Nevertheless, initial scepticism has given way to hope that the project will boost local and regional economies.
“Our lives have
changed. We used to hear about the proposed port. We never expected to
experience it in our lifetimes,” says Jaffar Athumani, a Lamu resident.
He adds, “Initially people were afraid that the government would
confiscate their land without compensation and this led to our opposing
the construction of the port. The situation is different now.”
Mr. Athumani’s
excitement is echoed by many other residents, but that is only after the
government disbursed about $8.8 million to compensate 154 families
whose lands were affected by the construction.

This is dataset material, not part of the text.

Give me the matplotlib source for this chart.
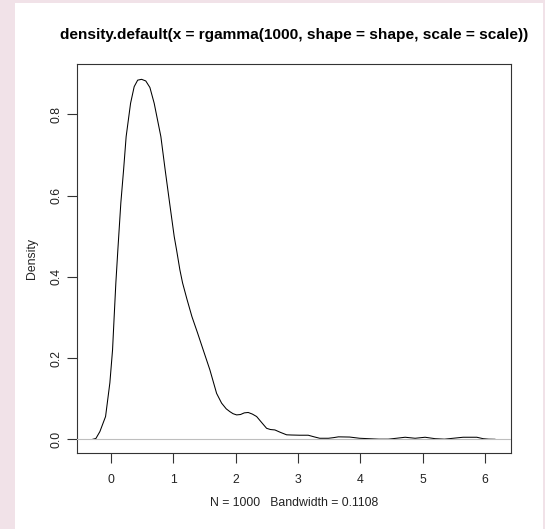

Kenya’s National Land
Commission initiated a compensation scheme in 2014 under which dozens of
landowners and fishermen received an average of $50,000 for their land
and expected loss of fishing grounds.
Also, about 5,000
fishermen are to receive mechanized fishing boats and fishing gear,
while fish-processing industries will be established in Lamu.
Fortunes may
finally be changing for Lamu since donors in May 2016 formed an African
hub to mobilise $20 billion for cross-border infrastructure projects.
The regional hub was made public by the Sustainable Development
Investment Partnership (SDIP) on the first day of the World Economic
Forum (WEF).
The SDIP Africa
Hub will mobilize blended finance, a combination of funding from private
investors and lenders, governments and philanthropic funds.
SDIP members
include the Bill & Melinda Gates Foundation, Citi, Denmark, the
Netherlands, Norwary, Sweden, UK and US. Others are the Development Bank
of Southern Africa, Deutsche Bank, East Capital, the European Bank for
Reconstruction and Development and the European Investment Bank.
Other
contributors are HSBC, the Industrial Development Corporation of South
Africa Limited, Inter-American Development Bank, International Finance
Corporation, Investeringsfonden for Udviklingslande, Meridiam
Infrastructure, Multilateral Investment Guarantee Agency, Sumitomo
Mitsui Banking Corporation and Standard Chartered.
With renewed
government commitment and positive signals from the international
funding community, LAPSSET is set to become a reality.